━━━ Record extracts ━━━

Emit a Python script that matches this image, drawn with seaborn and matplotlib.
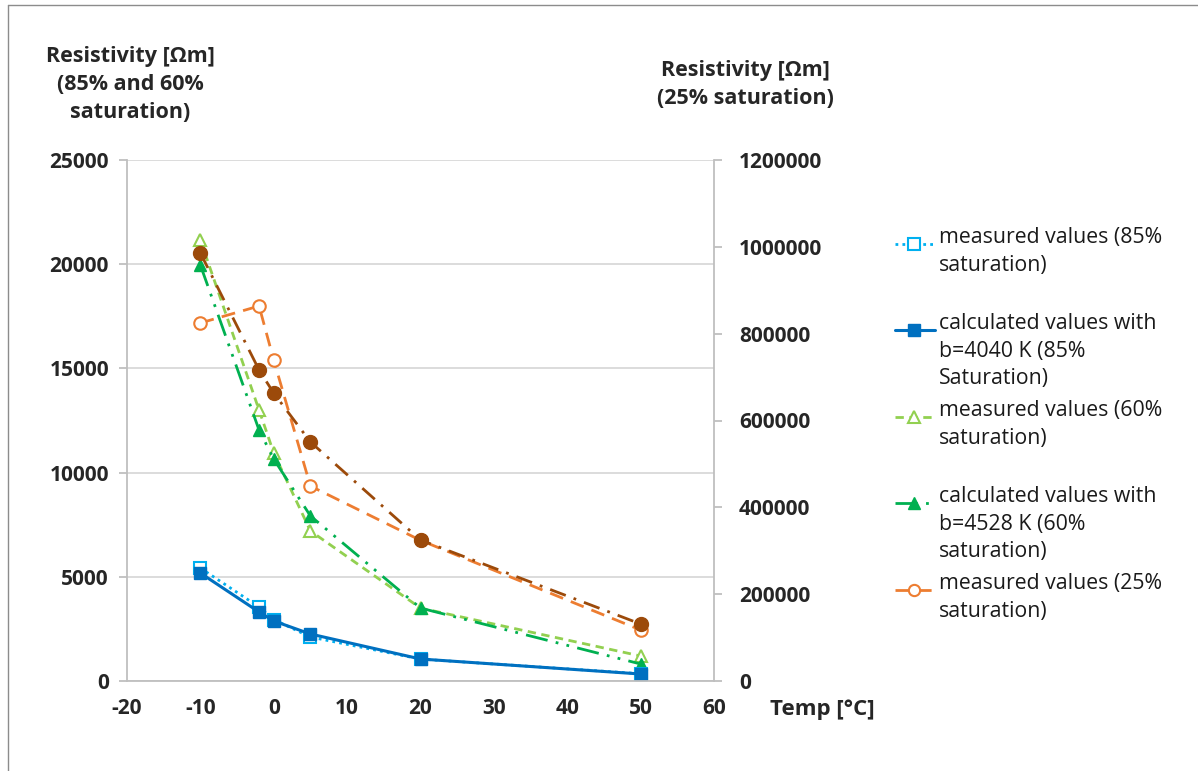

━━━
━━━ Record extracts ━━━

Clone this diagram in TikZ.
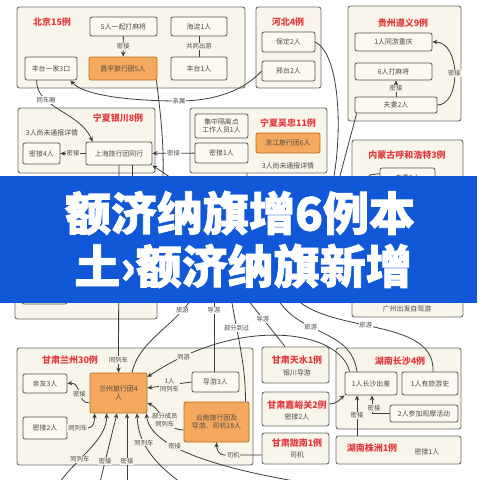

━━━
━━━ Record extracts ━━━

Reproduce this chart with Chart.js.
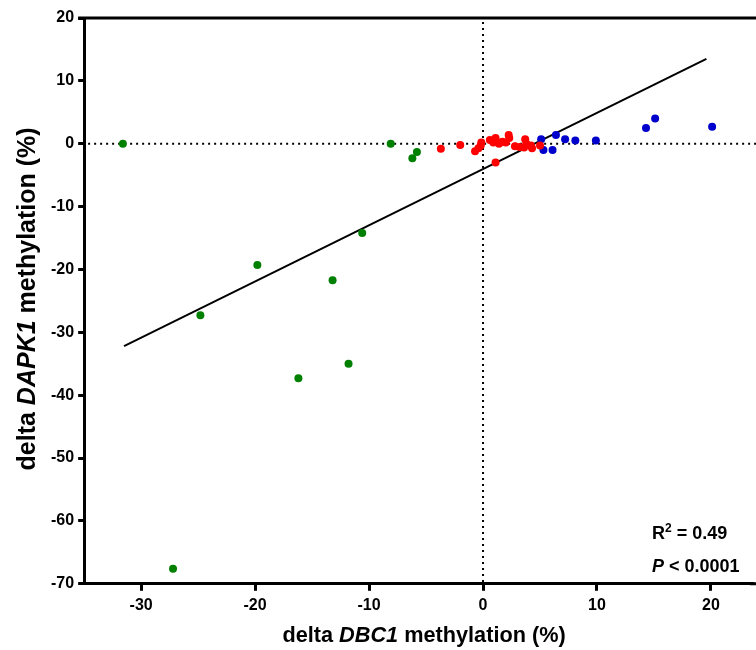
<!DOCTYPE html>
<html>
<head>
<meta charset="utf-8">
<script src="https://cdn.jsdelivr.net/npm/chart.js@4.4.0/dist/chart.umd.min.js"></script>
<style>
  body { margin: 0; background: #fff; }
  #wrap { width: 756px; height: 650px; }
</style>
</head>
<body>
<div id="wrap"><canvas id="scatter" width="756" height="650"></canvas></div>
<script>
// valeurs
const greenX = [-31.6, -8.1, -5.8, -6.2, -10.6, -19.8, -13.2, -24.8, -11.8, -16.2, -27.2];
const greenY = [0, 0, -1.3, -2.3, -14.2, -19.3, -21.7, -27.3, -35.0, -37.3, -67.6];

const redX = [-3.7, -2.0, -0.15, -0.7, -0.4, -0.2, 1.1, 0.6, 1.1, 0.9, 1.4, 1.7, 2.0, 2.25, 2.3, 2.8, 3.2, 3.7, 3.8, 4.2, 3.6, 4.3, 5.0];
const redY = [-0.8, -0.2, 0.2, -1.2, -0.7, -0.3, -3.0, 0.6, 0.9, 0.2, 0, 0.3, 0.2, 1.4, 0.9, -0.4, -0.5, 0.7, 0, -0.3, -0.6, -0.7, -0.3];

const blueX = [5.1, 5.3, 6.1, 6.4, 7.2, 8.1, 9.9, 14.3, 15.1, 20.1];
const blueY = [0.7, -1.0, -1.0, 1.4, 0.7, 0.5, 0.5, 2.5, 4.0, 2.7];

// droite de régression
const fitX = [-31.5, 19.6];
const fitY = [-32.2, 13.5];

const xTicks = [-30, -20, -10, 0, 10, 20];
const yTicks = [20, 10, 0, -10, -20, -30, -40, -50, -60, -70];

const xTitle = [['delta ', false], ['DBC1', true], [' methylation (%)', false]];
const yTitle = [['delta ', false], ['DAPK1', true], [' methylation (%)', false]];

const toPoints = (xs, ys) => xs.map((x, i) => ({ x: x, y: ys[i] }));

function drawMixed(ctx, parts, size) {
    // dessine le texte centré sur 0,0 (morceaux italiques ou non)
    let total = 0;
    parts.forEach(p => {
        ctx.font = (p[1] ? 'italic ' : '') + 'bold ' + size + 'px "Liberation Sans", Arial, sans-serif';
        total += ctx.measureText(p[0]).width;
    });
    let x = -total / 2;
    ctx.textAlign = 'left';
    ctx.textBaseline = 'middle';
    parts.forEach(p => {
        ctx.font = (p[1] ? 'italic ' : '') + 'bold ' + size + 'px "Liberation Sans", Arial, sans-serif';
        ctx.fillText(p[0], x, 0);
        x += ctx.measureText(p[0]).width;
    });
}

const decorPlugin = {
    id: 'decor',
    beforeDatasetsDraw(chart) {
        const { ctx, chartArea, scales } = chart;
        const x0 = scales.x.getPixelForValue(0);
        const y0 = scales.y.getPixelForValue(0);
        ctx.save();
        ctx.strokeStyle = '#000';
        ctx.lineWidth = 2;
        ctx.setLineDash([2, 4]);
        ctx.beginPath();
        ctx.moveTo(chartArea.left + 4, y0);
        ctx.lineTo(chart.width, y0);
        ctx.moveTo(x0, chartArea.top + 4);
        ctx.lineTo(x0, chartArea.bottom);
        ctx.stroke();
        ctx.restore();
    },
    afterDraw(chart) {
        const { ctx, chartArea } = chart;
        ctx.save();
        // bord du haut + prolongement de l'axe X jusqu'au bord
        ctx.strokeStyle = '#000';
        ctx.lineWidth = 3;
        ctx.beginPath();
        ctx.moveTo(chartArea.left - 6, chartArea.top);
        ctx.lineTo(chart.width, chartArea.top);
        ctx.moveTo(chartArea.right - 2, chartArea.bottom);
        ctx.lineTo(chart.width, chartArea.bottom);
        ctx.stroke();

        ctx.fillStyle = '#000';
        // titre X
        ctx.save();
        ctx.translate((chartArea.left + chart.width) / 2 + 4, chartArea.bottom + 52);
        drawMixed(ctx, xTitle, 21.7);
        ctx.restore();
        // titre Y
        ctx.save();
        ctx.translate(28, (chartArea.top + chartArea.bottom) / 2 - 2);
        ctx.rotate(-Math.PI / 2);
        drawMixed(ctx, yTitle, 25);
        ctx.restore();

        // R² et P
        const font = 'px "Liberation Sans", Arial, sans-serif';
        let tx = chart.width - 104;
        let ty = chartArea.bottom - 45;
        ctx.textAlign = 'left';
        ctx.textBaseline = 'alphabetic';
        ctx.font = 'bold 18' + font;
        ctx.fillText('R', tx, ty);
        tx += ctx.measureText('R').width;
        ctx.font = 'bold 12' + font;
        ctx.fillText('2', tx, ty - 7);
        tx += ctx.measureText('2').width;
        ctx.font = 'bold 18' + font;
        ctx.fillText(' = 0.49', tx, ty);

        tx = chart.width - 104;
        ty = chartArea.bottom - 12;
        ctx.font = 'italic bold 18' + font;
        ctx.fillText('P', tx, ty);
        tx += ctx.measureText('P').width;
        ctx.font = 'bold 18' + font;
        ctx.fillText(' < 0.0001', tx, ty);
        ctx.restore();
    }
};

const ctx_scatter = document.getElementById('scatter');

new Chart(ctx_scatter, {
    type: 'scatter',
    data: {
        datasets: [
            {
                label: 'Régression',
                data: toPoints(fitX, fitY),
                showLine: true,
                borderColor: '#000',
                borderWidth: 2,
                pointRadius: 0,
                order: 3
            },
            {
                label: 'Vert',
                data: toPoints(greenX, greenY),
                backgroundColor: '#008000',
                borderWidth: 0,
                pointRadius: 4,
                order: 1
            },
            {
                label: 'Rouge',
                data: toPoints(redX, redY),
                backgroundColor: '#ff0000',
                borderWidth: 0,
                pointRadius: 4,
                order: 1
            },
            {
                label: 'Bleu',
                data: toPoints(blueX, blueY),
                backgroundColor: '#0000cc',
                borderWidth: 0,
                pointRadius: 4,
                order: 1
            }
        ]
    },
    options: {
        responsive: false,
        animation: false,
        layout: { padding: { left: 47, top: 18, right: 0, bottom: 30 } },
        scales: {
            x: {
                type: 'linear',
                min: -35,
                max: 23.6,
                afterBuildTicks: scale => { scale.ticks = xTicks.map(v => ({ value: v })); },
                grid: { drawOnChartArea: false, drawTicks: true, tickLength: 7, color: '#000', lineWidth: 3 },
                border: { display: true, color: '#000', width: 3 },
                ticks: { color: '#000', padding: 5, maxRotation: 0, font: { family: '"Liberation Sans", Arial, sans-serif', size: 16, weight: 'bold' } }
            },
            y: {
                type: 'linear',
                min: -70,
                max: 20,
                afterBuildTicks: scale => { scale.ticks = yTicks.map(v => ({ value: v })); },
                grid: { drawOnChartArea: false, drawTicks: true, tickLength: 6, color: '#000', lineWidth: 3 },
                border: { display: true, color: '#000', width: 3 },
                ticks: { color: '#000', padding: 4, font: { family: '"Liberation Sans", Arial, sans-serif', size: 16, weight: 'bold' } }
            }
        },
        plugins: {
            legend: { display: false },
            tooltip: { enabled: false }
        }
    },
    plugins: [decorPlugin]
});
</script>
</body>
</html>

━━━

**Direction:**
Leave out the pictures and give again exactly the lines from the one with "Reproduce this chart with Chart.js." through the one with "-50, -60, -70];", and no others.

**The output:**
Reproduce this chart with Chart.js.
<!DOCTYPE html>
<html>
<head>
<meta charset="utf-8">
<script src="https://cdn.jsdelivr.net/npm/chart.js@4.4.0/dist/chart.umd.min.js"></script>
<style>
  body { margin: 0; background: #fff; }
  #wrap { width: 756px; height: 650px; }
</style>
</head>
<body>
<div id="wrap"><canvas id="scatter" width="756" height="650"></canvas></div>
<script>
// valeurs
const greenX = [-31.6, -8.1, -5.8, -6.2, -10.6, -19.8, -13.2, -24.8, -11.8, -16.2, -27.2];
const greenY = [0, 0, -1.3, -2.3, -14.2, -19.3, -21.7, -27.3, -35.0, -37.3, -67.6];

const redX = [-3.7, -2.0, -0.15, -0.7, -0.4, -0.2, 1.1, 0.6, 1.1, 0.9, 1.4, 1.7, 2.0, 2.25, 2.3, 2.8, 3.2, 3.7, 3.8, 4.2, 3.6, 4.3, 5.0];
const redY = [-0.8, -0.2, 0.2, -1.2, -0.7, -0.3, -3.0, 0.6, 0.9, 0.2, 0, 0.3, 0.2, 1.4, 0.9, -0.4, -0.5, 0.7, 0, -0.3, -0.6, -0.7, -0.3];

const blueX = [5.1, 5.3, 6.1, 6.4, 7.2, 8.1, 9.9, 14.3, 15.1, 20.1];
const blueY = [0.7, -1.0, -1.0, 1.4, 0.7, 0.5, 0.5, 2.5, 4.0, 2.7];

// droite de régression
const fitX = [-31.5, 19.6];
const fitY = [-32.2, 13.5];

const xTicks = [-30, -20, -10, 0, 10, 20];
const yTicks = [20, 10, 0, -10, -20, -30, -40, -50, -60, -70];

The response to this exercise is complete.